More carries for Kerryon?

Lions offensive coordinator Jim Bob Cooter declined to wade into the discussion about whether rookie running back Kerryon Johnson was used enough in last week’s loss to the Dallas Cowboys.

Johnson, the Lions’ best running back this year, played just 20 of a possible 54 snaps against the Cowboys. He broke a 32-yard run on the game’s first play, but finished with only 10 offensive touches.

More: Kerryon Johnson is Lions’ best RB. Time to act like it

“Number of touches and all that stuff’s not really something I’m going deep down the path of,” Cooter said. “Every game’s a little different. You don’t know situationally what’s going to happen with each game from a rep perspective, from a situational perspective, from a matchup perspective. The ultimate goal is to win the game. That’s the goal each week. That’s what we put all our thought into, all our work into and that’s the emphasis for us.”

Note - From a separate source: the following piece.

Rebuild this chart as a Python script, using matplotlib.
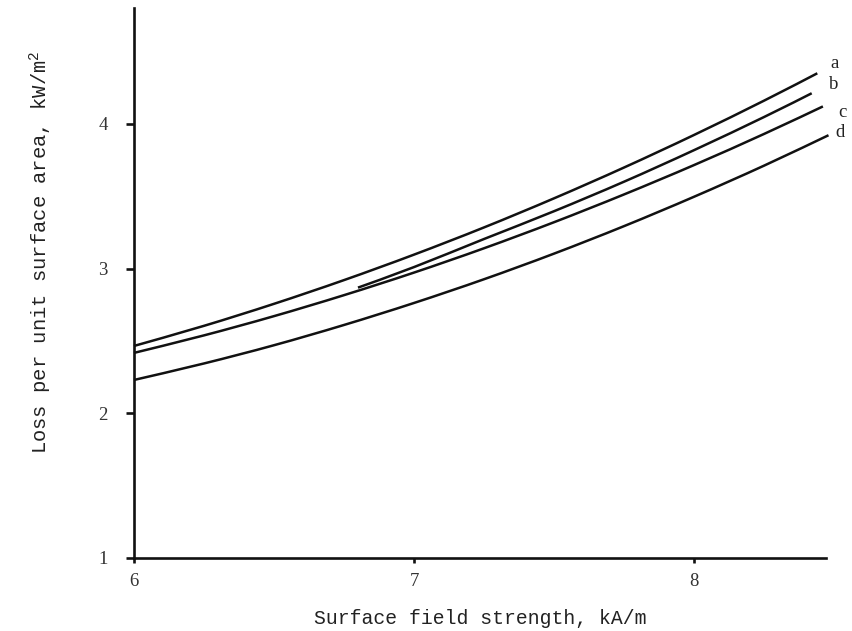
import matplotlib
matplotlib.use("Agg")
import matplotlib.pyplot as plt
from matplotlib.path import Path
from matplotlib.patches import PathPatch

# Surface field strength, kA/m  ->  loss per unit surface area, kW/m^2
x_a = [6.0, 6.25, 6.5, 6.75, 7.0, 7.25, 7.5, 7.75, 8.0, 8.25, 8.44]
loss_a = [2.465, 2.604, 2.756, 2.920, 3.096, 3.284, 3.485, 3.698, 3.923, 4.160, 4.349]

x_b = [6.8, 7.0, 7.25, 7.5, 7.75, 8.0, 8.25, 8.42]
loss_b = [2.868, 3.010, 3.204, 3.396, 3.600, 3.818, 4.047, 4.211]

x_c = [6.0, 6.25, 6.5, 6.75, 7.0, 7.25, 7.5, 7.75, 8.0, 8.25, 8.46]
loss_c = [2.417, 2.538, 2.671, 2.816, 2.972, 3.140, 3.320, 3.512, 3.715, 3.930, 4.120]

x_d = [6.0, 6.25, 6.5, 6.75, 7.0, 7.25, 7.5, 7.75, 8.0, 8.25, 8.48]
loss_d = [2.230, 2.344, 2.470, 2.610, 2.762, 2.926, 3.103, 3.293, 3.496, 3.711, 3.921]

curve_names = ["a", "b", "c", "d"]
name_pos = [(8.50, 4.42), (8.50, 4.27), (8.53, 4.08), (8.52, 3.94)]

x_ticks = [6, 7, 8]
y_ticks = [1, 2, 3, 4]


def smooth_path(xs, ys):
    """Cubic Bezier path passing through every point (Catmull-Rom tangents)."""
    pts = list(zip(xs, ys))
    verts = [pts[0]]
    codes = [Path.MOVETO]
    n = len(pts)
    for i in range(n - 1):
        p0 = pts[i - 1] if i > 0 else pts[i]
        p1 = pts[i]
        p2 = pts[i + 1]
        p3 = pts[i + 2] if i + 2 < n else pts[i + 1]
        c1 = (p1[0] + (p2[0] - p0[0]) / 6.0, p1[1] + (p2[1] - p0[1]) / 6.0)
        c2 = (p2[0] - (p3[0] - p1[0]) / 6.0, p2[1] - (p3[1] - p1[1]) / 6.0)
        verts += [c1, c2, p2]
        codes += [Path.CURVE4, Path.CURVE4, Path.CURVE4]
    return Path(verts, codes)


plt.rcParams["mathtext.fontset"] = "custom"
plt.rcParams["mathtext.rm"] = "Liberation Mono"
plt.rcParams["mathtext.it"] = "Liberation Mono"

fig = plt.figure(figsize=(8.53, 6.31), dpi=100)
ax = fig.add_axes([0.157, 0.1157, 0.811, 0.8716])

ink = "#111111"
for xs, ys in [(x_a, loss_a), (x_b, loss_b), (x_c, loss_c), (x_d, loss_d)]:
    patch = PathPatch(smooth_path(xs, ys), facecolor="none", edgecolor=ink,
                      lw=1.8, capstyle="butt", clip_on=False)
    ax.add_patch(patch)

for name, (px, py) in zip(curve_names, name_pos):
    ax.text(px, py, name, family="Liberation Serif", fontsize=13.5,
            ha="center", va="center", color="#222222", clip_on=False)

ax.set_xlim(6, 8.47)
ax.set_ylim(1, 4.80)
ax.set_xticks(x_ticks)
ax.set_yticks(y_ticks)

for side in ("top", "right"):
    ax.spines[side].set_visible(False)
for side in ("left", "bottom"):
    ax.spines[side].set_linewidth(1.9)
    ax.spines[side].set_color(ink)

ax.tick_params(axis="y", direction="out", length=6, width=1.9, pad=13,
               labelsize=13.5, colors=ink, labelcolor="#333333")
ax.tick_params(axis="x", direction="out", length=3.5, width=1.9, pad=7,
               labelsize=13.5, colors=ink, labelcolor="#333333")
for lab in ax.get_xticklabels() + ax.get_yticklabels():
    lab.set_family("Liberation Serif")

ax.set_xlabel("Surface field strength, kA/m", family="Liberation Mono",
              fontsize=14.2, color="#222222", labelpad=14)
ax.set_ylabel("Loss per unit surface area, kW/m$^{2}$", family="Liberation Mono",
              fontsize=14.8, color="#222222")
ax.yaxis.set_label_coords(-0.115, 0.555)

fig.savefig("out.png", dpi=100, facecolor="white")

Johnson leads the Lions with 216 yards rushing through four games but is averaging just 12 touches a week between carries and receptions. Cooter would not say what an ideal workload is for the 204-pound rookie.

“I’m still not going to go down the path of like an ideal workload or a sort of number of touches type of thought process,” he said “We’re going to keep that in house. I think that’s kind of strategic information we’d like to hang onto.”

Hand me down

Patricia would not confirm an NFL Network report that safety Quandre Diggs broke his hand against the Cowboys.

Diggs missed the entire fourth quarter with the injury, and with Tavon Wilson sidelined with a back problem, the Lions used rookie Tracy Walker in his place.

It’s unclear how much time Diggs will miss because of the injury or if he’ll be able to play with his hand in a cast.

“Everybody’s really different with different injuries that everybody has,” Patricia said. “There’s probably cases of players throughout the history of the league playing with different broken body parts. I’m pretty sure I remember a linebacker from Pittsburgh back in the ’70s who broke his leg by the name of Jack Youngblood and I think he played with that at one point, too. So I really have no idea as far as that’s concerned with all the different players.”